Le FMI et la Banque mondiale craignent un problème d'endettement

La fine fleur du monde financier se réunit chaque année en octobre lors des réunions organisées par le Fonds Monétaire International (FMI) et la Banque Mondiale. Pour assurer le suivi et la préparation de ces « Annual Meetings », les principaux comités des deux instituts se rencontrent déjà une fois auparavant. Cette mise à jour intermédiaire aura lieu la semaine prochaine et mérite plus d’attention que d’habitude vu la crise économique et sanitaire actuelle.
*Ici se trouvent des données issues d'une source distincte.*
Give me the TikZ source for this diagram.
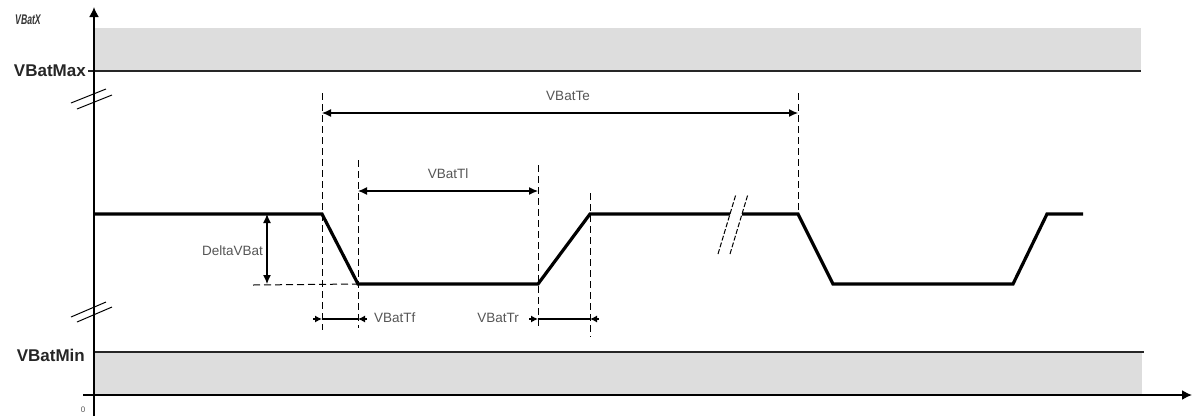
\documentclass[tikz,border=0pt]{standalone}
\usepackage{fontspec}
\setmainfont{Liberation Sans}
\usetikzlibrary{arrows.meta}
\definecolor{band}{HTML}{DDDDDD}
\definecolor{lblgray}{HTML}{555555}
\begin{document}
\begin{tikzpicture}[x=1pt,y=-1pt,
  axis/.style={line width=1.6pt, black},
  bandline/.style={line width=1.4pt, black!85},
  sig/.style={line width=3.2pt, line join=miter, line cap=butt},
  guide/.style={line width=1pt, dash pattern=on 7pt off 4pt},
  brk/.style={line width=1pt, dash pattern=on 5pt off 2pt},
  dim/.style={line width=1.2pt},
  bigtip/.style={-{Latex[length=10pt,width=10pt]}},
  dimboth/.style={{Latex[length=9pt,width=8pt]}-{Latex[length=9pt,width=8pt]}},
  smalltip/.style={-{Latex[length=7pt,width=7pt]}},
  lbl/.style={font=\fontsize{13.5}{15}\selectfont, text=lblgray, inner sep=0pt},
  big/.style={font=\fontsize{17}{20}\selectfont\bfseries, text=black!85, inner sep=0pt},
]
\useasboundingbox (0,0) rectangle (1193,416);

% bands
\fill[band] (94,28) rectangle (1141,71);
\draw[bandline] (88,71) coordinate (maxl) -- (1141,71) coordinate (maxr);
\fill[band] (94,352) rectangle (1142,395);
\draw[bandline] (94,352) coordinate (minl) -- (1144,352) coordinate (minr);

% axes
\coordinate (ybot) at (94,416);
\coordinate (ytop) at (94,7);
\coordinate (xl) at (83,395);
\coordinate (xr) at (1192,395);
\draw[axis, bigtip] (ybot) -- (ytop);
\draw[axis, bigtip] (xl) -- (xr);

% axis break marks
\draw[line width=1pt] (71,103) -- (106,89);
\draw[line width=1pt] (77,109) -- (112,95);
\draw[line width=1pt] (71,317) -- (106,302);
\draw[line width=1pt] (77,322) -- (112,307);

% labels on axis
\node[font=\fontsize{14}{15}\selectfont\bfseries\itshape, xscale=0.62, text=black!80, inner sep=0pt] (vbatx) at (28,20) {VBatX};
\node[big, anchor=east] (vbatmax) at (86,71) {VBatMax};
\node[big, anchor=east] (vbatmin) at (85,355) {VBatMin};
\node[font=\fontsize{8}{9}\selectfont, text=lblgray, inner sep=0pt] (zero) at (83,410) {0};

% signal points
\coordinate (s0) at (94,214);
\coordinate (f1a) at (322,214);
\coordinate (f1b) at (358,284);
\coordinate (r1a) at (538,284);
\coordinate (r1b) at (590,214);
\coordinate (g1) at (730,214);
\coordinate (g2) at (742,214);
\coordinate (f2a) at (798,214);
\coordinate (f2b) at (833,284);
\coordinate (r2a) at (1013,284);
\coordinate (r2b) at (1047,214);
\coordinate (send) at (1083,214);
\draw[sig] (s0) -- (f1a) -- (f1b) -- (r1a) -- (r1b) -- (g1);
\draw[sig] (g2) -- (f2a) -- (f2b) -- (r2a) -- (r2b) -- (send);

% time break marks
\draw[brk] (718,254) -- (736,194);
\draw[brk] (730,254) -- (748,194);

% dashed guides
\draw[guide] (322,93) coordinate (ga1) -- (322,330) coordinate (ga2);
\draw[guide] (358,160) coordinate (gb1) -- (358,328) coordinate (gb2);
\draw[guide] (538,165) coordinate (gc1) -- (538,328) coordinate (gc2);
\draw[guide] (590,193) coordinate (gd1) -- (590,337) coordinate (gd2);
\draw[guide] (798,93) coordinate (ge1) -- (f2a);
\draw[guide] (253,285) coordinate (dh1) -- (f1b);

% VBatTe
\coordinate (te1) at (322,113);
\coordinate (te2) at (798,113);
\draw[dim, dimboth] (te1) -- (te2);
\node[lbl] (vbatte) at (568,96) {VBatTe};

% VBatTl
\coordinate (tl1) at (358,191);
\coordinate (tl2) at (538,191);
\draw[dim, dimboth] (tl1) -- (tl2);
\node[lbl] (vbattl) at (448,174) {VBatTl};

% DeltaVBat
\coordinate (dv1) at (267,214);
\coordinate (dv2) at (267,284);
\draw[dim, dimboth] (dv1) -- (dv2);
\node[lbl, anchor=east] (deltav) at (263,251) {DeltaVBat};

% VBatTf
\coordinate (tf0) at (313,319);
\coordinate (tf1) at (322,319);
\coordinate (tf2) at (358,319);
\coordinate (tf3) at (367,319);
\draw[dim] (tf1) -- (tf2);
\draw[dim, smalltip] (tf0) -- (tf1);
\draw[dim, smalltip] (tf3) -- (tf2);
\node[lbl, anchor=west] (vbattf) at (374,318) {VBatTf};

% VBatTr
\coordinate (tr0) at (529,319);
\coordinate (tr1) at (538,319);
\coordinate (tr2) at (590,319);
\coordinate (tr3) at (599,319);
\draw[dim] (tr1) -- (tr2);
\draw[dim, smalltip] (tr0) -- (tr1);
\draw[dim, smalltip] (tr3) -- (tr2);
\node[lbl, anchor=east] (vbattr) at (519,318) {VBatTr};
\end{tikzpicture}
\end{document}
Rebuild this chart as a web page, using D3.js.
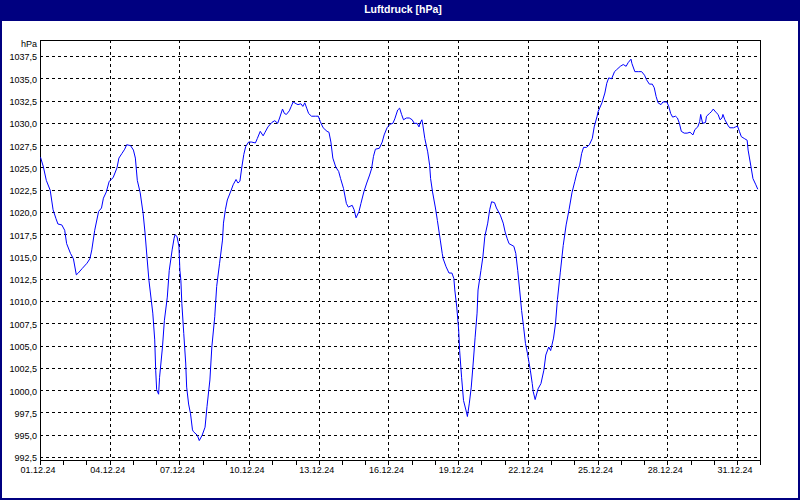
<!DOCTYPE html>
<html><head><meta charset="utf-8">
<script src="https://cdn.jsdelivr.net/npm/d3@7"></script>
<style>
body{margin:0;background:#fff}
svg{display:block}
text{font-family:"Liberation Sans",Arial,sans-serif;font-size:9px;fill:#000}
</style></head><body>
<svg id="c" width="800" height="500"></svg>
<script>
const title = "Luftdruck [hPa]";
const unitLabel = "hPa";
// hours since 01.12.24 00:00
const hours = [0,3,6,10,13,16,18,22,25,27,31,34,37,39,43,48,51,53,56,60,63,65,68,71,75,79,81,84,87,89,93,96,98,100,103,106,108,110,112,116,118,119,120,122,123,126,128,131,133,136,138,139,141,143,144,145,146,148,150,151,153,155,157,158,162,164,167,170,172,175,177,180,182,185,188,189,191,193,197,199,202,204,206,208,210,212,215,218,222,224,227,230,232,235,239,242,245,247,250,252,254,257,259,261,264,266,269,271,273,275,277,280,284,287,289,292,296,298,300,302,305,308,310,313,316,318,322,324,326,329,331,334,337,340,342,344,346,350,353,355,358,361,364,366,369,371,373,375,378,381,384,386,389,391,392,394,395,397,400,402,403,405,408,410,413,415,416,419,422,425,427,428,430,432,433,435,437,440,441,443,445,447,449,451,452,455,457,459,462,464,466,469,471,475,478,480,482,484,489,491,493,495,497,499,501,503,506,508,509,511,514,517,520,522,525,527,530,532,534,537,540,543,546,549,552,554,557,559,561,564,567,570,572,575,576,580,583,585,587,590,593,595,599,602,605,607,610,611,614,618,621,624,626,629,632,634,636,638,641,643,647,649,651,653,656,658,660,662,665,668,671,674,676,679,681,682,684,687,688,691,693,695,698,700,702,704,705,707,710,712,716,718,720,722,724,727,730,731,734,736,739,741];
const pressure = [1026.2,1025.1,1023.6,1022.5,1020.3,1019.3,1018.7,1018.6,1018.0,1016.5,1015.4,1014.8,1013.0,1013.2,1013.7,1014.3,1014.8,1015.8,1018.0,1020.1,1020.5,1021.6,1022.3,1023.5,1023.9,1025.0,1026.1,1026.6,1027.1,1027.6,1027.5,1027.0,1026.1,1023.6,1022.2,1019.9,1017.7,1015.0,1012.4,1008.7,1005.7,1002.3,1000.1,999.6,1001.5,1004.9,1007.9,1010.5,1013.5,1015.8,1017.1,1017.5,1017.3,1016.2,1013.5,1012.4,1009.8,1006.4,1003.1,1000.4,998.5,997.4,995.6,995.4,995.0,994.4,995.0,995.9,998.2,1001.2,1004.9,1008.3,1011.7,1014.3,1016.9,1018.8,1020.3,1021.4,1022.5,1023.1,1023.7,1023.3,1023.5,1025.1,1026.5,1027.4,1027.9,1027.9,1027.8,1028.3,1029.1,1028.6,1029.0,1029.6,1030.1,1030.3,1030.0,1030.6,1031.6,1031.1,1031.0,1031.4,1031.9,1032.4,1032.2,1032.1,1032.2,1031.9,1032.3,1031.7,1031.1,1030.8,1030.8,1030.8,1030.2,1029.5,1029.1,1029.0,1027.9,1026.1,1025.1,1024.6,1023.8,1022.7,1021.0,1020.6,1020.8,1020.3,1019.4,1020.1,1021.0,1022.3,1023.3,1024.2,1024.9,1026.3,1027.1,1027.2,1027.9,1028.7,1029.5,1029.9,1030.0,1030.5,1031.5,1031.7,1031.0,1030.4,1030.6,1030.6,1030.4,1030.0,1030.0,1029.6,1030.0,1030.4,1029.8,1028.3,1026.8,1025.3,1023.8,1022.3,1020.5,1019.1,1016.9,1015.4,1014.8,1013.9,1013.2,1013.2,1012.6,1011.3,1009.4,1006.8,1004.5,1001.5,998.9,997.6,997.1,998.6,1000.4,1003.1,1006.0,1008.7,1011.3,1013.5,1015.0,1017.3,1018.8,1020.3,1021.2,1021.1,1020.5,1019.7,1018.8,1017.8,1017.1,1016.5,1016.2,1015.4,1013.5,1011.3,1009.0,1007.2,1005.3,1004.2,1002.3,1000.8,999.9,999.0,1000.2,1000.8,1002.3,1004.0,1004.9,1004.5,1005.9,1007.5,1010.2,1013.3,1016.3,1018.6,1020.3,1022.2,1023.5,1024.4,1025.3,1026.6,1027.3,1027.3,1027.6,1028.3,1029.6,1030.8,1031.3,1032.3,1033.4,1034.5,1035.1,1035.0,1035.8,1036.0,1036.4,1036.6,1036.4,1036.8,1037.2,1036.7,1035.8,1035.8,1035.8,1035.4,1034.9,1034.4,1034.4,1034.0,1033.0,1032.3,1032.1,1032.4,1032.4,1031.9,1031.1,1030.7,1030.8,1030.6,1030.0,1029.1,1028.9,1028.9,1029.0,1028.7,1029.3,1029.6,1030.2,1031.0,1030.0,1030.1,1030.8,1031.1,1031.3,1031.6,1031.2,1031.0,1030.4,1030.6,1031.0,1030.4,1029.8,1029.5,1029.5,1029.6,1029.7,1029.1,1028.5,1028.3,1028.1,1027.0,1025.1,1023.8,1023.1,1022.6];
const xTickDays = [0,3,6,9,12,15,18,21,24,27,30];
const xTickLabels = ["01.12.24","04.12.24","07.12.24","10.12.24","13.12.24","16.12.24","19.12.24","22.12.24","25.12.24","28.12.24","31.12.24"];
const yTicks = [992.5,995,997.5,1000,1002.5,1005,1007.5,1010,1012.5,1015,1017.5,1020,1022.5,1025,1027.5,1030,1032.5,1035,1037.5];
const yTickLabels = ["992,5","995,0","997,5","1000,0","1002,5","1005,0","1007,5","1010,0","1012,5","1015,0","1017,5","1020,0","1022,5","1025,0","1027,5","1030,0","1032,5","1035,0","1037,5"];

const t0 = Date.UTC(2024,11,1);
const toDate = h => new Date(t0 + h*3600e3);
const data = hours.map((h,i)=>({t:toDate(h), v:pressure[i]}));

const svg = d3.select("#c");
const L=40, R=760, T=40, B=460;
const x = d3.scaleUtc().domain([toDate(0), toDate(744)]).range([40.5, 760.7]);
const y = d3.scaleLinear().domain([992.5,1037.5]).range([457.5,56.5]);
const px = v => Math.floor(v)+0.5;

// frame + title bar
svg.append("rect").attr("x",0).attr("y",0).attr("width",800).attr("height",21).attr("fill","#000080");
svg.append("rect").attr("x",1).attr("y",1).attr("width",798).attr("height",498)
  .attr("fill","none").attr("stroke","#000080").attr("stroke-width",2);
svg.append("text").attr("x",403).attr("y",12.5).attr("text-anchor","middle")
  .style("fill","#fff").style("font-weight","bold").style("font-size","10.5px").text(title);

// horizontal grid
svg.append("g").selectAll("line").data(yTicks).join("line")
  .attr("x1",L).attr("x2",R).attr("y1",d=>px(y(d))).attr("y2",d=>px(y(d)))
  .attr("stroke","#000").attr("stroke-dasharray","3,3").attr("shape-rendering","crispEdges");
// vertical grid
svg.append("g").selectAll("line").data(xTickDays.slice(1)).join("line")
  .attr("x1",d=>px(x(toDate(d*24)))).attr("x2",d=>px(x(toDate(d*24))))
  .attr("y1",T).attr("y2",B)
  .attr("stroke","#000").attr("stroke-dasharray","3,3").attr("shape-rendering","crispEdges");

// daily minor ticks via axis
const dayDates = d3.range(0,32).map(d=>toDate(d*24));
const ax = svg.append("g").attr("transform",`translate(0,${B+0.5})`)
  .call(d3.axisBottom(x).tickValues(dayDates).tickSize(4).tickFormat(""));
ax.select(".domain").remove();
ax.selectAll(".tick line").attr("stroke","#000").attr("shape-rendering","crispEdges");
ax.selectAll(".tick").attr("transform",d=>`translate(${px(x(d))},0)`);

// x labels via axis
const axl = svg.append("g").attr("transform",`translate(-3,${B})`)
  .call(d3.axisBottom(x).tickValues(xTickDays.map(d=>toDate(d*24))).tickSize(0).tickPadding(7)
    .tickFormat((d,i)=>xTickLabels[i]));
axl.select(".domain").remove();
axl.selectAll("text").style("font-family",'"Liberation Sans",Arial,sans-serif').style("font-size","9px").attr("fill","#000");

// y labels via axis
const ayl = svg.append("g").attr("transform",`translate(${L-3},0.5)`)
  .call(d3.axisLeft(y).tickValues(yTicks).tickSize(0).tickPadding(0)
    .tickFormat((d,i)=>yTickLabels[i]));
ayl.select(".domain").remove();
ayl.selectAll("text").style("font-family",'"Liberation Sans",Arial,sans-serif').style("font-size","9px").attr("fill","#000");

svg.append("text").attr("x",L-3).attr("y",47).attr("text-anchor","end").text(unitLabel);

// plot box
svg.append("rect").attr("x",L+0.5).attr("y",T+0.5).attr("width",R-L).attr("height",B-T)
  .attr("fill","none").attr("stroke","#000").attr("shape-rendering","crispEdges");

// data line
svg.append("path").datum(data)
  .attr("d", d3.line().x(d=>x(d.t)).y(d=>y(d.v)))
  .attr("fill","none").attr("stroke","#0000ff").attr("stroke-width",1);
</script>
</body></html>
À l’approche de la réunion, quelques grosses pointures ont donné la couleur sans nuance : le thème est l’imminence de la crise de la dette dans les pays émergents. Hier, la directrice générale du FMI, Kristalina Georgieva, a mis le doigt sur le problème : la hausse des taux dans les pays clés, et plus précisément aux États-Unis, rend l’alternative sans risque plus attrayante par rapport à l’investissement dans les pays émergents. De cette manière, il y a un risque de fuite des capitaux. Hier, le taux américain à 10 ans a atteint un nouveau sommet cyclique au-dessus de 1,75%, son niveau le plus élevé depuis janvier 2020. Notre vision à long terme d’une hausse des taux d’intérêt et d’une courbe encore plus raide est désormais connue. La pression sur les pays à revenus moyens ou faibles peut s’intensifier étant donné qu’ils ont également eu recours à des incitants fiscaux l'année dernière, avec pour conséquence des ratios d’endettement plus élevés. En outre, ces pays dépendent souvent du secteur touristique qui, en raison de la nature de la crise, est paralysé.
Traditionnellement, le problème de la dette dans ces pays émergents est amplifié parce que les dettes ont été contractées dans des devises étrangères plus chères (principalement le dollar). Un atout pour attirer les investisseurs, mais une pierre d’achoppement si la devise locale s’effondre pendant une crise. Le Secrétaire général des Nations Unies, António Guterres, a déclaré plus tôt cette semaine que de nombreux pays qui ont décroché de la dette extérieure ces dernières années sont actuellement confrontés à un autre problème. La durée moyenne de l’encours de la dette intérieure a très rapidement chuté pendant la crise du Covid. Dans un pays comme le Brésil, elle n’était que de deux ans en 2020. Un avantage pour réduire le coût de l’aide fiscale, mais un sérieux danger si les ressortissants ne peuvent ou ne veulent plus faire tourner ce cycle de financement à court terme. L’année dernière, peu de pays ont failli à leurs obligations de paiement, ce qui donne un faux sentiment de sécurité selon Guterres. La problématique de la dette est trop facilement négligée.
Georgieva propose un plan par étapes pour aider les pays à bas et moyens revenus à traverser la crise. À court terme, le soutien fiscal et la campagne de vaccination priment. Dans une deuxième phase, il faut travailler sur les finances publiques. Ici, G&G, soutenus par le G7, œuvrent en faveur d'une augmentation des droits de tirage spéciaux du FMI (SDR) de 650 milliards de dollars. Grâce à cette injection de capital, le FMI peut prévoir des réserves supplémentaires en cas de besoin. L’augmentation précédente du SDR (250 milliards de dollars) a eu lieu dans le sillage de la crise financière de 2008-2009. Un tampon plus large du FMI pourrait donner plus de marge de manœuvre aux pays en détresse pendant leur exercice d’assainissement. Le troisième pilier de Georgieva est (très) prématuré : des investissements plus verts et plus numériques pour doper la prospérité à long terme.